[Start]
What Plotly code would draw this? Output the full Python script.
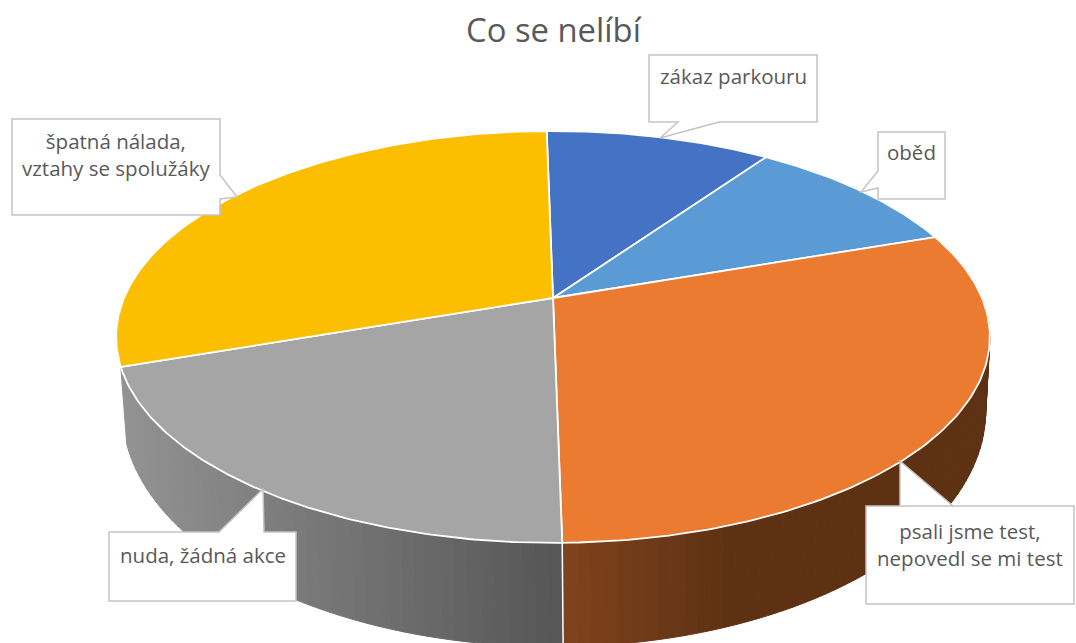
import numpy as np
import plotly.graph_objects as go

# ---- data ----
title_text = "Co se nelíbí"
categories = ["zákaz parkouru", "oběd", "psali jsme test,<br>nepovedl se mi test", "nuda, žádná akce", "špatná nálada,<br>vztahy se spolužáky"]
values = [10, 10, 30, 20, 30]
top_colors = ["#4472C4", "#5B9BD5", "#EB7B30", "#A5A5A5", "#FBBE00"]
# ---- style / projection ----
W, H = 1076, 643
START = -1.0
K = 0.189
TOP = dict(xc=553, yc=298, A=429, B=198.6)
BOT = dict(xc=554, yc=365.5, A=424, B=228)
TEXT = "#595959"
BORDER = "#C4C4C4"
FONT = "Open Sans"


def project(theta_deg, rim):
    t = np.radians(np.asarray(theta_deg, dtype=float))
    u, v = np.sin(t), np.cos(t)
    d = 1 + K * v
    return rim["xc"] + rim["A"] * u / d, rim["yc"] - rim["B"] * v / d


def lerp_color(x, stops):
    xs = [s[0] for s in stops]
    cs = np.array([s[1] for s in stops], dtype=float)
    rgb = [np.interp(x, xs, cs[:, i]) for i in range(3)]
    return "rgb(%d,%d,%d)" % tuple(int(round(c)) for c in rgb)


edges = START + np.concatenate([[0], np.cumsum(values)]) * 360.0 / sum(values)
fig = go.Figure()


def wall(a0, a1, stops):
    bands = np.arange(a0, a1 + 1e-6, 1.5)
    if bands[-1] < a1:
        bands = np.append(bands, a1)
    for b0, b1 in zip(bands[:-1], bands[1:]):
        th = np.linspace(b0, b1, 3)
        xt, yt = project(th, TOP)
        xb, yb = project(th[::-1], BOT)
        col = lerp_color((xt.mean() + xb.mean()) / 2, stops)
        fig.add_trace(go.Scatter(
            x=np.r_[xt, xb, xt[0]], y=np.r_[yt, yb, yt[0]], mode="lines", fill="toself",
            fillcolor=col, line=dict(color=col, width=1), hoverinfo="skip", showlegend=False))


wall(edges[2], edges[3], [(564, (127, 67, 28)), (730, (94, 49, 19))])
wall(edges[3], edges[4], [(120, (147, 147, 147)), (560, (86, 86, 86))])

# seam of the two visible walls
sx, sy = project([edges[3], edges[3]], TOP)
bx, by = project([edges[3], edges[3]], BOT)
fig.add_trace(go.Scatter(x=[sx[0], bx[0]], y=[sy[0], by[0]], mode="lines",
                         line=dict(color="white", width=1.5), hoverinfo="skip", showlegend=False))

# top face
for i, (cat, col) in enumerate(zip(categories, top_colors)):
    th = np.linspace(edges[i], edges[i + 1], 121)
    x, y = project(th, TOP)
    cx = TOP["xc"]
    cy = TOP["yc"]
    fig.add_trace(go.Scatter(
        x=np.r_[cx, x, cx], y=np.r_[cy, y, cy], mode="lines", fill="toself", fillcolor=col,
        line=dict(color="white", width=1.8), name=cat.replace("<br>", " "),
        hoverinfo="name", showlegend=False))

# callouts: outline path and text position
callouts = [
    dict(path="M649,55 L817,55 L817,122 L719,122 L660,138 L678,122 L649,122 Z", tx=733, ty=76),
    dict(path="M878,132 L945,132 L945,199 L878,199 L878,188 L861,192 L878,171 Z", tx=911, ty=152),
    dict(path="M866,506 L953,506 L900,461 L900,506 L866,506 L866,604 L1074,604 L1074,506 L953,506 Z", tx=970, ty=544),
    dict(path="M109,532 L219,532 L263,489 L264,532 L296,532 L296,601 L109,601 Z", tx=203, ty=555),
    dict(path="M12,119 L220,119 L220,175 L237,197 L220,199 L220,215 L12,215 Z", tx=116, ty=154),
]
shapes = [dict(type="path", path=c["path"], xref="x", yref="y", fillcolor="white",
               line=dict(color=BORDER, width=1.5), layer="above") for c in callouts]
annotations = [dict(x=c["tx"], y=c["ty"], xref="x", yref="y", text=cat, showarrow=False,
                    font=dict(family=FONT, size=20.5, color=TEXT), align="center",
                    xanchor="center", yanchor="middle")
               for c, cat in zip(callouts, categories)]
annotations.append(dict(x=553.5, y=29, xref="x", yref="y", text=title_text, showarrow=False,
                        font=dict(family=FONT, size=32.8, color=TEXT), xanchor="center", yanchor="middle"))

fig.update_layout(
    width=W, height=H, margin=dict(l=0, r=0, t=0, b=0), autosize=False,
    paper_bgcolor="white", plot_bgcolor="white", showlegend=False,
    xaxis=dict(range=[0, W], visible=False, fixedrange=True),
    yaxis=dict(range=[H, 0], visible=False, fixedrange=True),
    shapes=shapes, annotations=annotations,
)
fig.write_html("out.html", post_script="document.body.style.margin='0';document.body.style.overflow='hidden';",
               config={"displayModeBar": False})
[End]
TASK DESCRIPTION — From the opening line of the listing above through the line bearing "fig = go.Figure()", repeat each line exactly. Drop every picture.

FULL ANSWER —
What Plotly code would draw this? Output the full Python script.
import numpy as np
import plotly.graph_objects as go

# ---- data ----
title_text = "Co se nelíbí"
categories = ["zákaz parkouru", "oběd", "psali jsme test,<br>nepovedl se mi test", "nuda, žádná akce", "špatná nálada,<br>vztahy se spolužáky"]
values = [10, 10, 30, 20, 30]
top_colors = ["#4472C4", "#5B9BD5", "#EB7B30", "#A5A5A5", "#FBBE00"]
# ---- style / projection ----
W, H = 1076, 643
START = -1.0
K = 0.189
TOP = dict(xc=553, yc=298, A=429, B=198.6)
BOT = dict(xc=554, yc=365.5, A=424, B=228)
TEXT = "#595959"
BORDER = "#C4C4C4"
FONT = "Open Sans"


def project(theta_deg, rim):
    t = np.radians(np.asarray(theta_deg, dtype=float))
    u, v = np.sin(t), np.cos(t)
    d = 1 + K * v
    return rim["xc"] + rim["A"] * u / d, rim["yc"] - rim["B"] * v / d


def lerp_color(x, stops):
    xs = [s[0] for s in stops]
    cs = np.array([s[1] for s in stops], dtype=float)
    rgb = [np.interp(x, xs, cs[:, i]) for i in range(3)]
    return "rgb(%d,%d,%d)" % tuple(int(round(c)) for c in rgb)


edges = START + np.concatenate([[0], np.cumsum(values)]) * 360.0 / sum(values)
fig = go.Figure()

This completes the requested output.